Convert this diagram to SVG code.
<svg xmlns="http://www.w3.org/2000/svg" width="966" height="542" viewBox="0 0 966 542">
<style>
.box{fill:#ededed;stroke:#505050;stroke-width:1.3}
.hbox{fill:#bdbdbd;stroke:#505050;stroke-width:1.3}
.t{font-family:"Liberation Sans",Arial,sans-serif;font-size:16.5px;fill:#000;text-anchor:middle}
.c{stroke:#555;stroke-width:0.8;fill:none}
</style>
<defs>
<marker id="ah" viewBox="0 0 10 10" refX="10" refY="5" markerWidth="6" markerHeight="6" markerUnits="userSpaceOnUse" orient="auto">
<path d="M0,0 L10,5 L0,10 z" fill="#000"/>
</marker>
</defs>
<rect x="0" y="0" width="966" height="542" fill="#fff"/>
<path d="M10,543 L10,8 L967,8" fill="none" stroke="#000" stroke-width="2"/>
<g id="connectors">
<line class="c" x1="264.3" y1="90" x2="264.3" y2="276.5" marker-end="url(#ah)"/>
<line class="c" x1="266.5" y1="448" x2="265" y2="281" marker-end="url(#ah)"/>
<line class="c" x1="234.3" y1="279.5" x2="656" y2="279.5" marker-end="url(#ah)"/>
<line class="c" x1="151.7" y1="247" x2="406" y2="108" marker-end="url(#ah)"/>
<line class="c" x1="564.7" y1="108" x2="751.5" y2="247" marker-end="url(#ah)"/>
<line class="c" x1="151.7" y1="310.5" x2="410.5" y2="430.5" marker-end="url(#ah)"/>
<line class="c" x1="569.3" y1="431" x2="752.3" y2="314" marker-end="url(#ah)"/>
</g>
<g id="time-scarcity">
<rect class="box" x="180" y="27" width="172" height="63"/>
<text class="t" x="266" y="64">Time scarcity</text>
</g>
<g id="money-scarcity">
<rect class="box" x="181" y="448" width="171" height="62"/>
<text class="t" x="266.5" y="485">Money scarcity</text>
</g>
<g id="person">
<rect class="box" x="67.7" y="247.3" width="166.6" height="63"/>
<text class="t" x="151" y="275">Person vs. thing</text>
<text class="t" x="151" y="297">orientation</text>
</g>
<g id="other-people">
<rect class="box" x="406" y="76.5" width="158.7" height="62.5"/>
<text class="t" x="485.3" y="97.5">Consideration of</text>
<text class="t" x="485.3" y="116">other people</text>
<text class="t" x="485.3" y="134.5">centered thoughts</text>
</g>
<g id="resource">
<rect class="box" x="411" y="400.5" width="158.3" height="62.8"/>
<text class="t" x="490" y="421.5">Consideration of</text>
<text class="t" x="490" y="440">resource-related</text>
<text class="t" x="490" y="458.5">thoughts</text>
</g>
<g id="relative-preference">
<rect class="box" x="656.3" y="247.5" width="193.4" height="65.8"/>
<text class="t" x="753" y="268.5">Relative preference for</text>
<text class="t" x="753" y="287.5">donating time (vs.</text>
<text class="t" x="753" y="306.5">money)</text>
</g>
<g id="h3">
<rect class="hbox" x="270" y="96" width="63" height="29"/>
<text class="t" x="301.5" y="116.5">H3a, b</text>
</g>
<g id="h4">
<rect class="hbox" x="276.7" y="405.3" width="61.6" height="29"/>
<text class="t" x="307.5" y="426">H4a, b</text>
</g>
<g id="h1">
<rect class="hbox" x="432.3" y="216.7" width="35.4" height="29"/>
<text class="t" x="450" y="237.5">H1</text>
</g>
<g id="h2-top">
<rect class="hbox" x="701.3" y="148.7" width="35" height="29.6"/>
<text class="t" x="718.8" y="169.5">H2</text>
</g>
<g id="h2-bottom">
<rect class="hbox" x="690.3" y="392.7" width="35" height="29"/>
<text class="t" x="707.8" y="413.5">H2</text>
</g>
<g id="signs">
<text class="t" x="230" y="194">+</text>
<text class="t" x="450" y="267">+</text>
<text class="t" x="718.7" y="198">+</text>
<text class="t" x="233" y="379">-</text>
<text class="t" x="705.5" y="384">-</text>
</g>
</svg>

__Challenge__.
Every line above should be written out again exactly as it stands.

__Solution__.
Convert this diagram to SVG code.
<svg xmlns="http://www.w3.org/2000/svg" width="966" height="542" viewBox="0 0 966 542">
<style>
.box{fill:#ededed;stroke:#505050;stroke-width:1.3}
.hbox{fill:#bdbdbd;stroke:#505050;stroke-width:1.3}
.t{font-family:"Liberation Sans",Arial,sans-serif;font-size:16.5px;fill:#000;text-anchor:middle}
.c{stroke:#555;stroke-width:0.8;fill:none}
</style>
<defs>
<marker id="ah" viewBox="0 0 10 10" refX="10" refY="5" markerWidth="6" markerHeight="6" markerUnits="userSpaceOnUse" orient="auto">
<path d="M0,0 L10,5 L0,10 z" fill="#000"/>
</marker>
</defs>
<rect x="0" y="0" width="966" height="542" fill="#fff"/>
<path d="M10,543 L10,8 L967,8" fill="none" stroke="#000" stroke-width="2"/>
<g id="connectors">
<line class="c" x1="264.3" y1="90" x2="264.3" y2="276.5" marker-end="url(#ah)"/>
<line class="c" x1="266.5" y1="448" x2="265" y2="281" marker-end="url(#ah)"/>
<line class="c" x1="234.3" y1="279.5" x2="656" y2="279.5" marker-end="url(#ah)"/>
<line class="c" x1="151.7" y1="247" x2="406" y2="108" marker-end="url(#ah)"/>
<line class="c" x1="564.7" y1="108" x2="751.5" y2="247" marker-end="url(#ah)"/>
<line class="c" x1="151.7" y1="310.5" x2="410.5" y2="430.5" marker-end="url(#ah)"/>
<line class="c" x1="569.3" y1="431" x2="752.3" y2="314" marker-end="url(#ah)"/>
</g>
<g id="time-scarcity">
<rect class="box" x="180" y="27" width="172" height="63"/>
<text class="t" x="266" y="64">Time scarcity</text>
</g>
<g id="money-scarcity">
<rect class="box" x="181" y="448" width="171" height="62"/>
<text class="t" x="266.5" y="485">Money scarcity</text>
</g>
<g id="person">
<rect class="box" x="67.7" y="247.3" width="166.6" height="63"/>
<text class="t" x="151" y="275">Person vs. thing</text>
<text class="t" x="151" y="297">orientation</text>
</g>
<g id="other-people">
<rect class="box" x="406" y="76.5" width="158.7" height="62.5"/>
<text class="t" x="485.3" y="97.5">Consideration of</text>
<text class="t" x="485.3" y="116">other people</text>
<text class="t" x="485.3" y="134.5">centered thoughts</text>
</g>
<g id="resource">
<rect class="box" x="411" y="400.5" width="158.3" height="62.8"/>
<text class="t" x="490" y="421.5">Consideration of</text>
<text class="t" x="490" y="440">resource-related</text>
<text class="t" x="490" y="458.5">thoughts</text>
</g>
<g id="relative-preference">
<rect class="box" x="656.3" y="247.5" width="193.4" height="65.8"/>
<text class="t" x="753" y="268.5">Relative preference for</text>
<text class="t" x="753" y="287.5">donating time (vs.</text>
<text class="t" x="753" y="306.5">money)</text>
</g>
<g id="h3">
<rect class="hbox" x="270" y="96" width="63" height="29"/>
<text class="t" x="301.5" y="116.5">H3a, b</text>
</g>
<g id="h4">
<rect class="hbox" x="276.7" y="405.3" width="61.6" height="29"/>
<text class="t" x="307.5" y="426">H4a, b</text>
</g>
<g id="h1">
<rect class="hbox" x="432.3" y="216.7" width="35.4" height="29"/>
<text class="t" x="450" y="237.5">H1</text>
</g>
<g id="h2-top">
<rect class="hbox" x="701.3" y="148.7" width="35" height="29.6"/>
<text class="t" x="718.8" y="169.5">H2</text>
</g>
<g id="h2-bottom">
<rect class="hbox" x="690.3" y="392.7" width="35" height="29"/>
<text class="t" x="707.8" y="413.5">H2</text>
</g>
<g id="signs">
<text class="t" x="230" y="194">+</text>
<text class="t" x="450" y="267">+</text>
<text class="t" x="718.7" y="198">+</text>
<text class="t" x="233" y="379">-</text>
<text class="t" x="705.5" y="384">-</text>
</g>
</svg>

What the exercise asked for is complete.